-- GIVEN EXERCISE --
Starting with the first line of the data below, copy each line up to and including the one containing "(0,0) rectangle (631,360);". Pictures stay out.
## Begin DATASET EXTRACT
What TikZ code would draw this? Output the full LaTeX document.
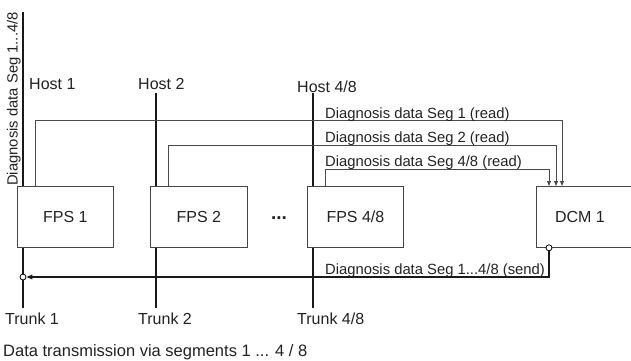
\documentclass[tikz,border=0pt]{standalone}
\usepackage{fontspec}
\setmainfont{Liberation Sans}
\usetikzlibrary{arrows.meta,calc,positioning}
\definecolor{ink}{HTML}{222222}
\definecolor{edge}{HTML}{454545}
\definecolor{wire}{HTML}{4A4A4A}

\begin{document}
\begin{tikzpicture}[x=1pt,y=-1pt,
      box/.style={draw=edge,line width=0.8pt,minimum width=96pt,minimum height=61pt,
                  anchor=north west,inner sep=0pt,text=ink,font=\fontsize{16}{19}\selectfont},
      lbl/.style={inner sep=0pt,anchor=base west,text=ink,font=\fontsize{16}{19}\selectfont},
      seg/.style={inner sep=0pt,anchor=base west,text=ink,font=\fontsize{14.8}{17}\selectfont},
      bus/.style={draw=black!90,line width=1.2pt},
      rd/.style={draw=wire,line width=0.9pt,-{Triangle[length=5pt,width=4pt]}},
      snd/.style={draw=black!90,line width=1.2pt,-{Triangle[length=6pt,width=4.5pt]}},
      tap/.style={circle,draw=black,line width=0.8pt,fill=white,inner sep=0pt,minimum size=6pt}]
    \clip (0,0) rectangle (631,360);

    % segment modules
    \node[box] (fps1) at (17,186) {FPS 1};
    \node[box,minimum width=97pt] (fps2) at (150,186) {FPS 2};
    \node[font=\fontsize{19}{22}\selectfont\bfseries,text=ink] (dots) at (279,218) {...};
    \node[box] (fpsn) at (307,186) {FPS 4/8};
    \node[box,minimum width=140pt] (dcm) at (536,186) {};
    \node[lbl,anchor=center] (dcmlbl) at ($(dcm.west)+(44,0)$) {DCM 1};

    \coordinate (t1) at ($(fps1.north west)+(6,0)$);
    \coordinate (t2) at ($(fps2.north west)+(6,0)$);
    \coordinate (tn) at ($(fpsn.north west)+(6,0)$);

    % hosts and trunks
    \node[seg,rotate=90,anchor=south west] (diag) at (21,186) {Diagnosis data Seg 1...4/8};
    \node[lbl] (host1) at (29,89) {Host 1};
    \node[lbl] (host2) at (138,89) {Host 2};
    \node[lbl] (hostn) at (297,92) {Host 4/8};
    \node[lbl] (trunk1) at (5,324) {Trunk 1};
    \node[lbl] (trunk2) at (138,324) {Trunk 2};
    \node[lbl] (trunkn) at (297,324) {Trunk 4/8};

    \draw[bus] (t1 |- diag.east) -- (t1);
    \draw[bus,shorten <=4pt] (t2 |- host2.south) -- (t2);
    \draw[bus,shorten <=1pt] (tn |- hostn.south) -- (tn);
    \draw[bus,shorten >=4.5pt] (t1 |- fps1.south) -- (t1 |- trunk1.north);
    \draw[bus,shorten >=4.5pt] (t2 |- fps2.south) -- (t2 |- trunk2.north);
    \draw[bus,shorten >=4.5pt] (tn |- fpsn.south) -- (tn |- trunkn.north);

    % read paths
    \coordinate (r1) at ($(fps1.north west)+(18,0)$);
    \coordinate (r2) at ($(fps2.north west)+(18,0)$);
    \coordinate (rn) at ($(fpsn.north west)+(18,0)$);
    \draw[rd] (r1) -- ++(0,-66) -| ($(dcm.north west)+(26,0)$);
    \draw[rd] (r2) -- ++(0,-41) -| ($(dcm.north west)+(20,0)$);
    \draw[rd] (rn) -- ++(0,-17) -| ($(dcm.north west)+(13,0)$);
    \node[seg] (rd1) at (325,118) {Diagnosis data Seg 1 (read)};
    \node[seg] (rd2) at (325,142) {Diagnosis data Seg 2 (read)};
    \node[seg] (rdn) at (325,166) {Diagnosis data Seg 4/8 (read)};

    % send path
    \node[tap] (out) at ($(dcm.south west)+(13,0)$) {};
    \node[tap] (in) at (23,277) {};
    \draw[snd] (out) |- (in);
    \node[seg] (sd) at (325,274) {Diagnosis data Seg 1...4/8 (send)};

    \node[lbl,font=\fontsize{16.5}{20}\selectfont] (cap) at (3,356) {Data transmission via segments 1 ... 4 / 8};
  \end{tikzpicture}
\end{document}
## End DATASET EXTRACT
-- REPLY TO THE EXERCISE --
What TikZ code would draw this? Output the full LaTeX document.
\documentclass[tikz,border=0pt]{standalone}
\usepackage{fontspec}
\setmainfont{Liberation Sans}
\usetikzlibrary{arrows.meta,calc,positioning}
\definecolor{ink}{HTML}{222222}
\definecolor{edge}{HTML}{454545}
\definecolor{wire}{HTML}{4A4A4A}

\begin{document}
\begin{tikzpicture}[x=1pt,y=-1pt,
      box/.style={draw=edge,line width=0.8pt,minimum width=96pt,minimum height=61pt,
                  anchor=north west,inner sep=0pt,text=ink,font=\fontsize{16}{19}\selectfont},
      lbl/.style={inner sep=0pt,anchor=base west,text=ink,font=\fontsize{16}{19}\selectfont},
      seg/.style={inner sep=0pt,anchor=base west,text=ink,font=\fontsize{14.8}{17}\selectfont},
      bus/.style={draw=black!90,line width=1.2pt},
      rd/.style={draw=wire,line width=0.9pt,-{Triangle[length=5pt,width=4pt]}},
      snd/.style={draw=black!90,line width=1.2pt,-{Triangle[length=6pt,width=4.5pt]}},
      tap/.style={circle,draw=black,line width=0.8pt,fill=white,inner sep=0pt,minimum size=6pt}]
    \clip (0,0) rectangle (631,360);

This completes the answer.